# Hot peel, cold peel & flock? do they mix well?



## Tambo78 (May 5, 2009)

Hi, I'm just wondering (as a complete novice) if you can mix different types of vinyl when layering, say a hot peel vinyl as a base layer, a cold peel next then perhaps flock on top. My fear is that the differing peeling temperatures may cause them to stick together and make a hell of a mess. Any help will be greatly appreciated. Ps I'm heat pressing onto 100% cotton tees if that helps


----------



## logon511girl (Jan 23, 2010)

We have done similar applications in the past and yes they can be done. Press your initial layer however the instructions tell you, then proceed with layer two. If everything is applied right you shouldn't have a problem...but I always test first!  Good luck!


----------



## Nick Horvath (Feb 26, 2010)

Tambo78 said:


> Hi, I'm just wondering (as a complete novice) if you can mix different types of vinyl when layering, say a hot peel vinyl as a base layer, a cold peel next then perhaps flock on top. My fear is that the differing peeling temperatures may cause them to stick together and make a hell of a mess. Any help will be greatly appreciated. Ps I'm heat pressing onto 100% cotton tees if that helps


You wont make a mess. It's just that some vinyls will not release properly from their carrier when peeled hot and some will not release properly when peeled cold.
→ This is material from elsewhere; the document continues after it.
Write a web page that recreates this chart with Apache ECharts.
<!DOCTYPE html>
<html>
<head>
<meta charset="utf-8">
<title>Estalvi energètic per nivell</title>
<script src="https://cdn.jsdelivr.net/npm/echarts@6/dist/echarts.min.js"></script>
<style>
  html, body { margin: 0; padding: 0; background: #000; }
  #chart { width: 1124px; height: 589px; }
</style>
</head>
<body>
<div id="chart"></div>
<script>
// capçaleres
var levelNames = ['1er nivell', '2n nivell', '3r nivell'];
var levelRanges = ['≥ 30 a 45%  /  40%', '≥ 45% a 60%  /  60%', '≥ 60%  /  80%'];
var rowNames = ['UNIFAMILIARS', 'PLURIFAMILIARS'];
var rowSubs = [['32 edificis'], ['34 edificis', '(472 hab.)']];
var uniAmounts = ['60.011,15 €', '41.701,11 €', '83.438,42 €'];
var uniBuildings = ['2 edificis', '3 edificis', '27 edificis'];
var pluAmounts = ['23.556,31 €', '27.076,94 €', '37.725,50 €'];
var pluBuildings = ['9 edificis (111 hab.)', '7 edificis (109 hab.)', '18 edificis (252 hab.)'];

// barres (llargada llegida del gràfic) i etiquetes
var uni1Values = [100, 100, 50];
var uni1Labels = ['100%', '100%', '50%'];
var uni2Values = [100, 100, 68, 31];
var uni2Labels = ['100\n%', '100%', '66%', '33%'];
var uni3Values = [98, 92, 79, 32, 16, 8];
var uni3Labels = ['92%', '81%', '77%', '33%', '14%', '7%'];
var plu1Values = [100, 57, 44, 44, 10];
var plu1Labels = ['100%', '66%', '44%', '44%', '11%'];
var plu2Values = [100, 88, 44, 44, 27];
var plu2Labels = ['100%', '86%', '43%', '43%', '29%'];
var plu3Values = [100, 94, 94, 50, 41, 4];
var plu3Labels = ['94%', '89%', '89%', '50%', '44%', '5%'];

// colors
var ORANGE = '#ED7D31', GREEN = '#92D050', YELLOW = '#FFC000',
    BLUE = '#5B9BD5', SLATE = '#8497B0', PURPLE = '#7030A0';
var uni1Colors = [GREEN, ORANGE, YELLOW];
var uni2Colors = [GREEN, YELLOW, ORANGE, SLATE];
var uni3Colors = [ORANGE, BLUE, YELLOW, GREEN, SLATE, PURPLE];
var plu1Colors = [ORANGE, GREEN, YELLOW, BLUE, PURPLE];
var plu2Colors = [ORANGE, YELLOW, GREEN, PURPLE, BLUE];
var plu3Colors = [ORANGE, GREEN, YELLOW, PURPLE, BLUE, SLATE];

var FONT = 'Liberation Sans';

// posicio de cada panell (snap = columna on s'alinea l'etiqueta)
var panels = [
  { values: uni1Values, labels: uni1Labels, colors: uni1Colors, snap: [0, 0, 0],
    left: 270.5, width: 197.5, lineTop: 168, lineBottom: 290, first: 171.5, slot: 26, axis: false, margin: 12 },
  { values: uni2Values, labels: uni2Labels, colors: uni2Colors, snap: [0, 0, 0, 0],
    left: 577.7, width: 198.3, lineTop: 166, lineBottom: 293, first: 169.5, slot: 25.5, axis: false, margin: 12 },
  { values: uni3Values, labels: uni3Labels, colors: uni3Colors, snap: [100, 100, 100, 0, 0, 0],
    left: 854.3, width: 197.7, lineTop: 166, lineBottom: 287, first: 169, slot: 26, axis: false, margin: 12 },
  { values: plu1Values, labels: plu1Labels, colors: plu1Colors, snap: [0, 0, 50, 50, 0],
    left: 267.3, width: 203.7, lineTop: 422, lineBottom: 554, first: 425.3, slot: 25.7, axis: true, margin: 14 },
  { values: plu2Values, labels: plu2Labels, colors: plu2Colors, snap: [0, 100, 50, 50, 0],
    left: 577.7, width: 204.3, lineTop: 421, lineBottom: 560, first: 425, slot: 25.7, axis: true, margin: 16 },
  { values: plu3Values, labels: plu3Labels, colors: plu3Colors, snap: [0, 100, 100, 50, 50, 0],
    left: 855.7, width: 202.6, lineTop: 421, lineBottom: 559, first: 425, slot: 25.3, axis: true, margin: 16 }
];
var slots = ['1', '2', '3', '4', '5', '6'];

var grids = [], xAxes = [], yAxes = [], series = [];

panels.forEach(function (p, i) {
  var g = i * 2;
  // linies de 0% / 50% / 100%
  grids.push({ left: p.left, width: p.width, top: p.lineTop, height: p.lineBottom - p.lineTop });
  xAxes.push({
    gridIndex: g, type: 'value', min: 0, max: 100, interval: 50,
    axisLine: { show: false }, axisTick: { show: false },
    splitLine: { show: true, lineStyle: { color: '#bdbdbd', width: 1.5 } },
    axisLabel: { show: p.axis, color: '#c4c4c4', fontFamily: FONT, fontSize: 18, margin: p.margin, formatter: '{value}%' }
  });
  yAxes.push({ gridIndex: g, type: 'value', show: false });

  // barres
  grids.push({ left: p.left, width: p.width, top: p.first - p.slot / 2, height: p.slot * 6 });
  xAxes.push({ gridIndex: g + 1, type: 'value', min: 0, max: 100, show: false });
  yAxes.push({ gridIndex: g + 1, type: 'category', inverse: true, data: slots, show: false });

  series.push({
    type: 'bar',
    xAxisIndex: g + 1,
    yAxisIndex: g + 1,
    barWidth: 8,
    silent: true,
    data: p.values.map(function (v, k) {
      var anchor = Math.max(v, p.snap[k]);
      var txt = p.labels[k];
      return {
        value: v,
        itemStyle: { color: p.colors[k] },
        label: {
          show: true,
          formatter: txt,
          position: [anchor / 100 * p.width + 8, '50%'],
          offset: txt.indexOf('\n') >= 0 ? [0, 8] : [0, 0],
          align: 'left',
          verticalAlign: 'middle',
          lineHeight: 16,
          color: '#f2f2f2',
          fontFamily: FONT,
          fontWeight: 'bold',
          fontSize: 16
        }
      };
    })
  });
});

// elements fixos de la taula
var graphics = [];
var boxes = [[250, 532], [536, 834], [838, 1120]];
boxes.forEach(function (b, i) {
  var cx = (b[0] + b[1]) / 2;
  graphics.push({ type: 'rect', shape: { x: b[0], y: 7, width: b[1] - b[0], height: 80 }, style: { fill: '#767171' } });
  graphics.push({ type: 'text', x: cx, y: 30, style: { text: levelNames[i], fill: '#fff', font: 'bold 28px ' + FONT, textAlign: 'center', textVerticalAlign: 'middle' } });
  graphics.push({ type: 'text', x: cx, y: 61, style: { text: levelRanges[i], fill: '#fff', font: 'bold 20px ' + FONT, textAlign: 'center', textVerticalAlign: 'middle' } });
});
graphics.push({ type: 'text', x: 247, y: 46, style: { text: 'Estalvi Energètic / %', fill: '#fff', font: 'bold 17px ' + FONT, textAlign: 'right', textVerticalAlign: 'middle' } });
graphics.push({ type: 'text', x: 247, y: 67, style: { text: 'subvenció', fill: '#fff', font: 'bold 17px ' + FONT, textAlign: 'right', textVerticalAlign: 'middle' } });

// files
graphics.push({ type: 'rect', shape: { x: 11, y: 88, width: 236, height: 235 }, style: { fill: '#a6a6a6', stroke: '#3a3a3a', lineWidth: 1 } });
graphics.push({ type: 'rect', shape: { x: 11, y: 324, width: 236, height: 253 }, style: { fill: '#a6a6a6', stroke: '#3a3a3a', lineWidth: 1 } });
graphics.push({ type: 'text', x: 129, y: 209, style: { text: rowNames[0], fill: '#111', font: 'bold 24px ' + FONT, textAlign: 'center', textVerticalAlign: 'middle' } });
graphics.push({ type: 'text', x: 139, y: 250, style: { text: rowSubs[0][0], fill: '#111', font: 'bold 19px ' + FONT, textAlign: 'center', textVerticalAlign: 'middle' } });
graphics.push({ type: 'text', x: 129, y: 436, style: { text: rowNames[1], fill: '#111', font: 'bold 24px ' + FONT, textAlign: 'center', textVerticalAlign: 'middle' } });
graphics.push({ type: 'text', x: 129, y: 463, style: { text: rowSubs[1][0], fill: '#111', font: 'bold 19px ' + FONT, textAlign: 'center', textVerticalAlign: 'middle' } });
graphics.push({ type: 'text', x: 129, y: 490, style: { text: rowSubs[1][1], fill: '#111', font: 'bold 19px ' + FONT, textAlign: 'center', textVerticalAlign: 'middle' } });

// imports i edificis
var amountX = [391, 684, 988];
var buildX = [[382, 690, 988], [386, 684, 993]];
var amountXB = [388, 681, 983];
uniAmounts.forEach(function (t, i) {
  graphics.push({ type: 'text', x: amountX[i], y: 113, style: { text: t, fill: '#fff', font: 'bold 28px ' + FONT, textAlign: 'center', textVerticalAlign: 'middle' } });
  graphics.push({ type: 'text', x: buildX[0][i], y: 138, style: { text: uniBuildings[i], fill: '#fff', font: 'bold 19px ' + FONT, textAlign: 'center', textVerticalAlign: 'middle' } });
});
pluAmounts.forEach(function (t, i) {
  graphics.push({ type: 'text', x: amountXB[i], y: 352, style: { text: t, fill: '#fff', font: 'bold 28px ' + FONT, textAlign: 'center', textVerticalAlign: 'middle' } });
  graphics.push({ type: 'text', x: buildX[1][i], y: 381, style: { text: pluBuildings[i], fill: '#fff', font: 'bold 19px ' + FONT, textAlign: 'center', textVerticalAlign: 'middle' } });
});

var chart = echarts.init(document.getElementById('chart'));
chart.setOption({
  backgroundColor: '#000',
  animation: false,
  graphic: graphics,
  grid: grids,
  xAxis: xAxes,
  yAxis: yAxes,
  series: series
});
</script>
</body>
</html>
There is usually some play in the recommened application for most vinyls. I know we have recommened combination instructions for the vinyls we sell.


----------



## gerry (Oct 4, 2006)

I did my own sample awhile back(well.. a couple of samples)
On one shirt the flock was overlapping the vinyl and it still holding in, but the other samples where i had the vinyl completely on the vinyl failed after a few washes...so im thinking it is the way i applied it because the good sample is holding really well, so i think it is tricky to apply and you need to try a few ways,
Sorry if this didnt help you but I just wanted to tell you my experience...I was using thermoflex products btw.


----------